A law firm that allows its solicitors to go home for a nap when they need it has won the country's top award for "work-life balance".
Meredith Connell, which acts as the Crown solicitors in Auckland, has agreed to working patterns that take account of non-work commitments for 52 per cent of its female staff and 31 per cent of male staff.
One of its solicitors, Anna Longdill, has taken advantage of the flexible regime to train for up to 20 hours a week for ironman competitions on top of a gruelling working week of 50 hours or more.
At the peak of her training just before a big event she gets up at 4.30am to put in three hours' running, swimming or cycling before work.
"After a few weeks of that, it gets to the point where you are hitting the proverbial brick wall," she said yesterday.
"I recall more than one occasion when the boss said, 'you need to go home, you need to go and sleep'."
Ms Longdill, 25, won her age group at last year's national ironman championships and took two weeks' leave for the world championships in Hawaii in October, where she came 12th in her category.

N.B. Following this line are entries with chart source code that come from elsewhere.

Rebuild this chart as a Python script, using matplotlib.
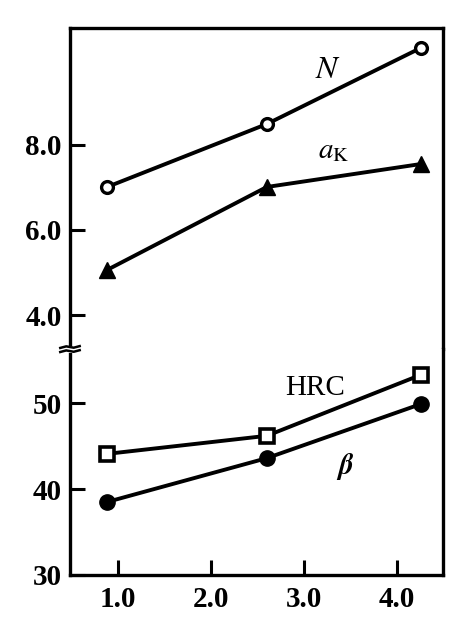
import matplotlib.pyplot as plt

plt.rcParams['font.family'] = ['Liberation Serif', 'DejaVu Serif']
plt.rcParams['mathtext.fontset'] = 'stix'

x_vals = [0.88, 2.60, 4.26]
N = [7.01, 8.49, 10.28]
aK = [5.06, 7.01, 7.55]
HRC = [44.1, 46.2, 53.3]
beta = [38.5, 43.6, 49.9]

xticks = [1.0, 2.0, 3.0, 4.0]
upper_ticks = [4.0, 6.0, 8.0]
lower_ticks = [30, 40, 50]

fig = plt.figure(figsize=(4.76, 6.2), dpi=100)
ax_top = fig.add_axes([0.147, 0.437, 0.784, 0.518])
ax_bot = fig.add_axes([0.147, 0.0726, 0.784, 0.3644])

lw = 2.8
ax_top.plot(x_vals, N, color='black', lw=lw, marker='o', ms=8.5,
            mfc='white', mec='black', mew=2.4)
ax_top.plot(x_vals, aK, color='black', lw=lw, marker='^', ms=12,
            mfc='black', mec='black')
ax_bot.plot(x_vals, HRC, color='black', lw=lw, marker='s', ms=10,
            mfc='white', mec='black', mew=2.6)
ax_bot.plot(x_vals, beta, color='black', lw=lw, marker='o', ms=11,
            mfc='black', mec='black')

ax_top.set_ylim(3.2, 10.75)
ax_bot.set_ylim(30, 56.3)
for ax in (ax_top, ax_bot):
    ax.set_xlim(0.48, 4.5)
    for s in ax.spines.values():
        s.set_linewidth(2.4)
    ax.tick_params(direction='in', length=11, width=2.2, labelsize=21, pad=6)
    ax.set_xticks(xticks)

ax_top.spines['bottom'].set_visible(False)
ax_bot.spines['top'].set_visible(False)
ax_top.tick_params(axis='x', bottom=False, labelbottom=False)
ax_top.set_yticks(upper_ticks)
ax_top.set_yticklabels(['%.1f' % t for t in upper_ticks], fontweight='bold')
ax_bot.set_yticks(lower_ticks)
ax_bot.set_yticklabels([str(t) for t in lower_ticks], fontweight='bold')
ax_bot.set_xticklabels(['%.1f' % t for t in xticks], fontweight='bold')
ax_bot.tick_params(axis='x', pad=8)

# curve labels
ax_top.text(3.12, 9.58, r'$N$', fontsize=23)
ax_top.text(3.15, 7.68, r'$a_{\rm K}$', fontsize=21)
ax_bot.text(2.8, 50.9, 'HRC', fontsize=21)
ax_bot.text(3.35, 41.8, r'$\boldsymbol{\beta}$', fontsize=21)

# axis break mark on left spine
ax_bot.plot([-0.028, 0.028], [1.0, 1.0], transform=ax_bot.transAxes,
            color='white', lw=5, clip_on=False, zorder=5)
for dy in (0.009, -0.009):
    ax_bot.plot([-0.026, -0.01, 0.01, 0.026],
                [1.0 + dy - 0.004, 1.0 + dy + 0.003, 1.0 + dy - 0.003, 1.0 + dy + 0.004],
                transform=ax_bot.transAxes, color='black', lw=1.8,
                clip_on=False, zorder=6)

fig.savefig('out.png', dpi=100)
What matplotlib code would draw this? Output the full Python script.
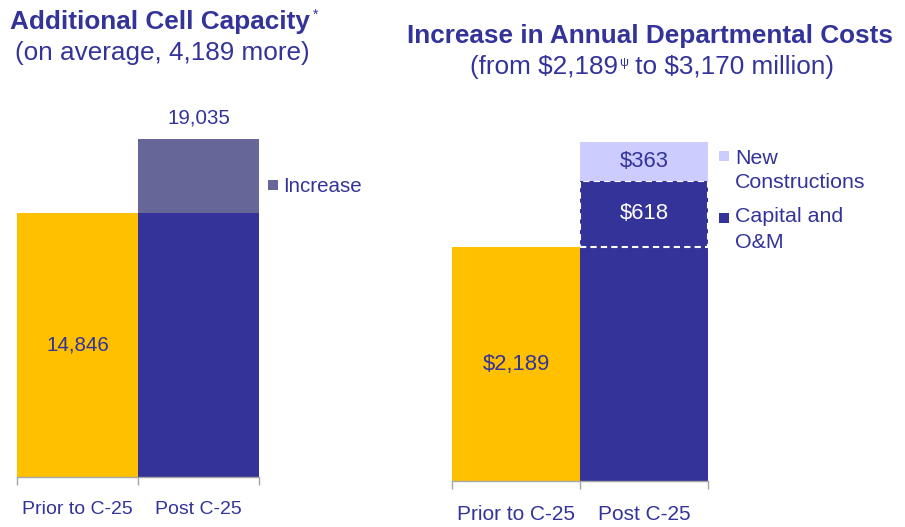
import matplotlib
matplotlib.use("Agg")
import matplotlib.pyplot as plt
from matplotlib.patches import Rectangle

plt.rcParams['font.family'] = ['Liberation Sans', 'DejaVu Sans']

# ---- data ----
categories = ["Prior to C-25", "Post C-25"]
cell_base = [14846, 14846]
cell_increase = [0, 4189]
cell_total_label = "19,035"
cell_prior_label = "14,846"

cost_base = [2189, 2189]
cost_capital = [0, 618]
cost_new = [0, 363]
cost_labels = ["$2,189", "$618", "$363"]

NAVY = "#333399"
YELLOW = "#FFC000"
INCREASE = "#666699"
LAVENDER = "#CCCCFF"
GRAY = "#A6A6A6"

W, H = 905, 527
fig = plt.figure(figsize=(W / 100, H / 100), dpi=100)


def fx(px):
    return px / W


def fy(py):
    return 1 - py / H


def style_axis(ax, fs, pad):
    for s in ("top", "left", "right"):
        ax.spines[s].set_visible(False)
    ax.spines["bottom"].set_color(GRAY)
    ax.spines["bottom"].set_linewidth(1.0)
    ax.set_yticks([])
    ax.set_xlim(-0.5, 1.5)
    ax.set_xticks([0, 1])
    ax.set_xticklabels(categories, fontsize=fs, color=NAVY)
    ax.tick_params(axis="x", which="major", length=0, pad=pad)
    ax.set_xticks([-0.5, 0.5, 1.5], minor=True)
    ax.tick_params(axis="x", which="minor", length=6, color=GRAY, width=1.0)


# ---- left panel ----
axL = fig.add_axes([fx(17), fy(477), fx(259) - fx(17), fy(110) - fy(477)])
x = [0, 1]
axL.bar(x, cell_base, width=1.0, color=[YELLOW, NAVY], linewidth=0)
axL.bar(x, cell_increase, width=1.0, bottom=cell_base, color=INCREASE, linewidth=0)
axL.set_ylim(0, 20640)
style_axis(axL, 14, 17.5)
axL.text(0, cell_base[0] / 2, cell_prior_label, ha="center", va="center",
         fontsize=14.8, color=NAVY)
axL.text(1, cell_base[1] + cell_increase[1] + 600, cell_total_label, ha="center",
         va="bottom", fontsize=14.8, color=NAVY)

# ---- right panel ----
axR = fig.add_axes([fx(452), fy(481), fx(708) - fx(452), fy(110) - fy(481)])
axR.bar(x, cost_base, width=1.0, color=[YELLOW, NAVY], linewidth=0)
axR.bar([1], [cost_capital[1]], width=1.0, bottom=[cost_base[1]], color=NAVY,
        edgecolor="white", linestyle=(0, (3, 2)), linewidth=1.5)
new_bottom = cost_base[1] + cost_capital[1]
axR.bar([1], [cost_new[1]], width=1.0, bottom=[new_bottom], color=LAVENDER,
        linewidth=0)
axR.set_ylim(0, 3471)
style_axis(axR, 15, 17)
axR.text(0, cost_base[0] / 2, cost_labels[0], ha="center", va="center",
         fontsize=15.8, color=NAVY)
axR.text(1, cost_base[1] + cost_capital[1] / 2, cost_labels[1], ha="center",
         va="center", fontsize=15.8, color="white")
axR.text(1, new_bottom + cost_new[1] / 2, cost_labels[2], ha="center",
         va="center", fontsize=15.8, color=NAVY)

# ---- titles ----
TFS = 18.8
tL = fig.text(fx(10), fy(29), "Additional Cell Capacity", fontsize=TFS,
              fontweight="bold", color=NAVY, va="baseline", ha="left")
fig.canvas.draw()
renderer = fig.canvas.get_renderer()
bb = tL.get_window_extent(renderer)
fig.text((bb.x1 + 3) / W, bb.y1 / H + 0.004, "*", fontsize=10, color=NAVY,
         va="top", ha="left")
fig.text(fx(15), fy(60), "(on average, 4,189 more)", fontsize=TFS,
         color=NAVY, va="baseline", ha="left")

fig.text(fx(407), fy(43), "Increase in Annual Departmental Costs", fontsize=TFS,
         fontweight="bold", color=NAVY, va="baseline", ha="left")
sA = fig.text(fx(470), fy(74), "(from \\$2,189", fontsize=TFS, color=NAVY,
              va="baseline", ha="left")
fig.canvas.draw()
bA = sA.get_window_extent(renderer)
psi = fig.text((bA.x1 + 1) / W, bA.y1 / H - 0.004, "\u03c8", fontsize=9,
               color=NAVY, va="top", ha="left")
fig.canvas.draw()
bP = psi.get_window_extent(renderer)
fig.text(bP.x1 / W, fy(74), " to \\$3,170 million)", fontsize=TFS, color=NAVY,
         va="baseline", ha="left")

# ---- legends ----
def square(px, py, color):
    fig.add_artist(Rectangle((fx(px), fy(py + 10)), 10 / W, 10 / H,
                             transform=fig.transFigure, color=color, lw=0))


square(268, 180, INCREASE)
fig.text(fx(283), fy(186), "Increase", fontsize=14.8, color=NAVY,
         va="center", ha="left")

LFS = 15.4
square(719, 151, LAVENDER)
fig.text(fx(735), fy(158), "New", fontsize=LFS, color=NAVY, va="center", ha="left")
fig.text(fx(735), fy(182), "Constructions", fontsize=LFS, color=NAVY,
         va="center", ha="left")
square(719, 213, NAVY)
fig.text(fx(735), fy(217), "Capital and", fontsize=LFS, color=NAVY,
         va="center", ha="left")
fig.text(fx(735), fy(242), "O&M", fontsize=LFS, color=NAVY, va="center", ha="left")

fig.savefig("out.png", dpi=100)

"In terms of training leading up to Hawaii, the firm was really accommodating in giving me time off and accepting that I came into work dressed in some unusual clothes and sometimes popped out at lunchtime and came back very sweaty," she said.
She takes extended lunch hours when she needs them, and makes up the time at night via remote access to the company computers from home after training.
"It's part of the team I'm in that they're aware of what events are coming up."
Meredith Connell profited from its flexibility by cutting turnover of professional staff to 5 per cent in the latest year, half the industry average. It has won the Equal Employment Opportunities Trust's Work and Life Award for the large organisation category. Some other winners announced last night were:
* Auckland market research firm Conversa Global (formerly R Cubed), which won the small-to-medium business award for letting its 18 staff define their own commitments and organise their lives around achieving those outputs rather than working any fixed hours.
* ABB Kinleith, which won the First Steps award for giving its maintenance team at the Kinleith paper mill the option of four 10-hour days.
* Auckland University, which won an innovation award for a mentoring and training scheme for female staff.